We propose a new simple method that will speed up the training of diffusion models. This repository is based on the work "Perception Prioritized Training of Diffusion Models" code: jychoi118 / P2-weighting. More details on this project can be found in slides 36-47 in the presentation file.
The environment used can be found in the requirement.txt file.

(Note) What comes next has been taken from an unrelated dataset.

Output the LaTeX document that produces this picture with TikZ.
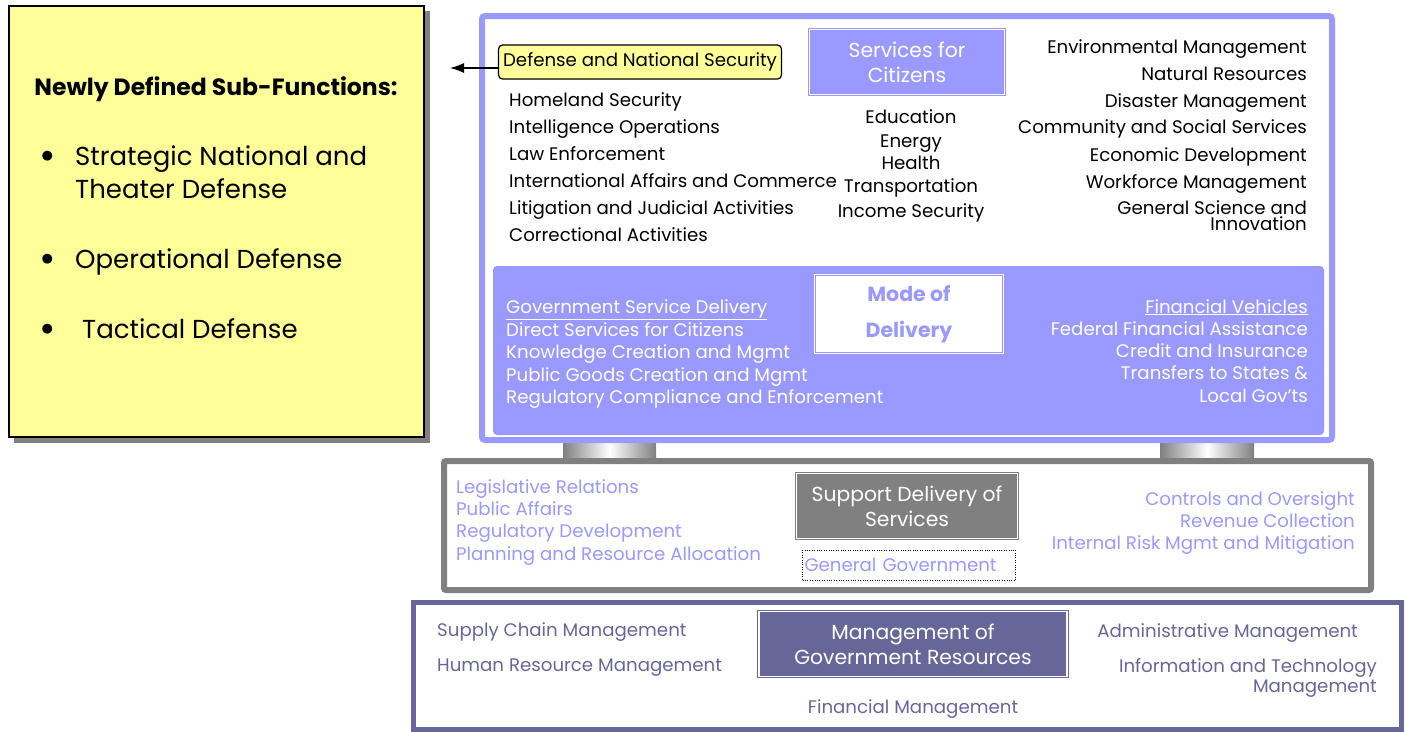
\documentclass[tikz,border=0pt]{standalone}
\usepackage{fontspec}
\setmainfont{Poppins}
\usetikzlibrary{arrows.meta}
\definecolor{lav}{HTML}{9999FF}
\definecolor{slate}{HTML}{666699}
\definecolor{note}{HTML}{FFFF99}
\definecolor{steel}{HTML}{808080}

\begin{document}
\begin{tikzpicture}[x=1pt, y=-1pt, font=\fontsize{18.2}{20}\selectfont]
\tikzset{item/.style = {inner sep=0pt, anchor=base west}}
\tikzset{itemr/.style = {inner sep=0pt, anchor=base east}}
\tikzset{itemc/.style = {inner sep=0pt, anchor=base}}
\tikzset{header/.style = {draw=#1, fill=#1, double=white, double distance=1.2pt, line width=1pt,
    text=white, align=center, font=\fontsize{20.3}{25}\selectfont}}
\tikzset{edge/.style = {->, > = {Latex[length=14pt, width=10pt]}, line width=1.2pt}}

\useasboundingbox (0,0) rectangle (1405,731);

% note on the left
\fill[steel] (14,11) rectangle (430,443);
\node[draw, line width=1.5pt, fill=note, minimum width=415, minimum height=431, anchor=north west, inner sep=0pt] (note) at (8,5) {};
\node[itemc, font=\fontsize{23.5}{28}\selectfont\bfseries] (title) at (216,95) {Newly Defined Sub-Functions:};
\begin{scope}[font=\fontsize{26}{30}\selectfont]
\node[itemc, font=\fontsize{40}{40}\selectfont] (b1) at (48,169) {•};
\node[item] (sub1) at (75,165) {Strategic National and};
\node[item] (sub1b) at (75,198) {Theater Defense};
\node[itemc, font=\fontsize{40}{40}\selectfont] (b2) at (48,272) {•};
\node[item] (sub2) at (75,268) {Operational Defense};
\node[itemc, font=\fontsize{40}{40}\selectfont] (b3) at (48,342) {•};
\node[item] (sub3) at (82,338) {Tactical Defense};
\end{scope}

% pillars and frames
\shade[left color=steel, right color=steel, middle color=white] (563,442) rectangle (656,459);
\shade[left color=steel, right color=steel, middle color=white] (1160,442) rectangle (1254,459);
\draw[lav, line width=6pt, rounded corners=3pt] (482,16) rectangle (1332,440);
\fill[lav, rounded corners=4pt] (493,266) rectangle (1324,435);
\draw[steel, line width=6pt, rounded corners=2pt] (444,461) rectangle (1371,590);
\draw[slate, line width=5pt] (413,602) rectangle (1401,729);

% services for citizens
\node[header=lav, minimum width=195, minimum height=65] (sfc) at (907,62) {Services for\\Citizens};
\node[draw, fill=note, rounded corners=4pt, line width=1.2pt, minimum width=283, minimum height=34, inner sep=2pt] (dns) at (640,62) {Defense and National Security};
\coordinate (tip) at (450,68);
\draw[edge] (dns.west |- tip) -- (tip);

\foreach \t [count=\i] in {Homeland Security, Intelligence Operations, Law Enforcement,
    International Affairs and Commerce, Litigation and Judicial Activities, Correctional Activities}
  \node[item] (dl\i) at (509,{106+27*(\i-1)}) {\t};
\foreach \y/\t [count=\i] in {123/Education, 147/Energy, 169/Health, 192/Transportation, 217/Income Security}
  \node[itemc] (sv\i) at (911,\y) {\t};
\foreach \y/\t [count=\i] in {53/Environmental Management, 80/Natural Resources, 107/Disaster Management,
    133/Community and Social Services, 161/Economic Development, 188/Workforce Management,
    214/General Science and, 230/Innovation}
  \node[itemr] (sr\i) at (1307,\y) {\t};

% mode of delivery
\node[draw=lav, fill=white, double=white, double distance=1.2pt, line width=1pt, minimum width=189, minimum height=79,
    text=lav, align=center, font=\fontsize{20.5}{36}\selectfont\bfseries] (mode) at (909,314) {Mode of\\Delivery};
\foreach \y/\t [count=\i] in {313/\underline{Government Service Delivery}, 336/Direct Services for Citizens,
    358/Knowledge Creation and Mgmt, 381/Public Goods Creation and Mgmt, 403/Regulatory Compliance and Enforcement}
  \node[item, text=white] (gs\i) at (506,\y) {\t};
\foreach \y/\t [count=\i] in {313/\underline{Financial Vehicles}, 335/Federal Financial Assistance,
    357/Credit and Insurance, 379/Transfers to States \&, 402/Local Gov’ts}
  \node[itemr, text=white] (fv\i) at (1308,\y) {\t};

% support delivery of services
\node[header=steel, minimum width=221, minimum height=65] (sds) at (907,506) {Support Delivery of\\Services};
\node[draw, dotted, minimum height=30, text width=209, align=left, inner xsep=2pt, inner ysep=0pt, text=lav] (gg) at (909,565) {General Government};
\foreach \y/\t [count=\i] in {493/Legislative Relations, 515/Public Affairs, 537/Regulatory Development,
    560/Planning and Resource Allocation}
  \node[item, text=lav] (sl\i) at (456,\y) {\t};
\foreach \y/\t [count=\i] in {505/Controls and Oversight, 527/Revenue Collection, 549/Internal Risk Mgmt and Mitigation}
  \node[itemr, text=lav] (sr\i) at (1355,\y) {\t};

% management of government resources
\node[header=slate, minimum width=308, minimum height=65] (mgr) at (913,644) {Management of\\Government Resources};
\begin{scope}[text=slate]
\node[item] (scm) at (437,636) {Supply Chain Management};
\node[item] (hrm) at (437,671) {Human Resource Management};
\node[itemr] (adm) at (1358,637) {Administrative Management};
\node[itemr] (itm) at (1377,672) {Information and Technology};
\node[itemr] (itm2) at (1377,692) {Management};
\node[itemc] (fin) at (913,713) {Financial Management};
\end{scope}
\end{tikzpicture}
\end{document}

First, set PYTHONPATH variable to point to the root of the repository:
export PYTHONPATH=$PYTHONPATH:$(pwd)
The hyper-parameters used for running the experiments were:
python scripts/image_train.py --data_dir data/128x128_ffhq --attention_resolutions 16 --class_cond False --diffusion_steps 1000 --dropout 0
--image_size 128 --learn_sigma True --noise_schedule linear --num_channels 128 --num_head_channels 64 --num_res_blocks 2 --resblock_updown True
--use_fp16 True --use_scale_shift_norm True --lr 2e-5 --batch_size 64 --rescale_learned_sigmas True --p2_gamma 0.5 --p2_k 1
--log_dir logs/model1 --num_imgs 25.6 --schedule_sampler p2_under_sampler --under_sampler_gamma 0.5
--save_interval 10000 --grad_accum 4
Sampling a trained model can be done by:
python scripts/image_sample.py --attention_resolutions 16 --class_cond False --diffusion_steps 1000 --dropout 0.0 --image_size 128
--learn_sigma True --noise_schedule linear --num_channels 128 --num_res_blocks 2 --num_head_channels 64 --resblock_updown True
--use_fp16 False --use_scale_shift_norm True --timestep_respacing 250 --model_path ${model_log_dir} --sample_dir ${samples_output}
--use_ddim True --timestep_respacing ddim25 --batch_size 64
In the graphs below we can see the quality of generated samples from two diffusion models during training. The 'uni05' model was trained in a standard manner, and the 'under05' was trained by undersampling certain time steps during training. We can see that 'under05' converges faster than 'uni05' for FFHQ, and slightly faster for Oxford Flowers 102.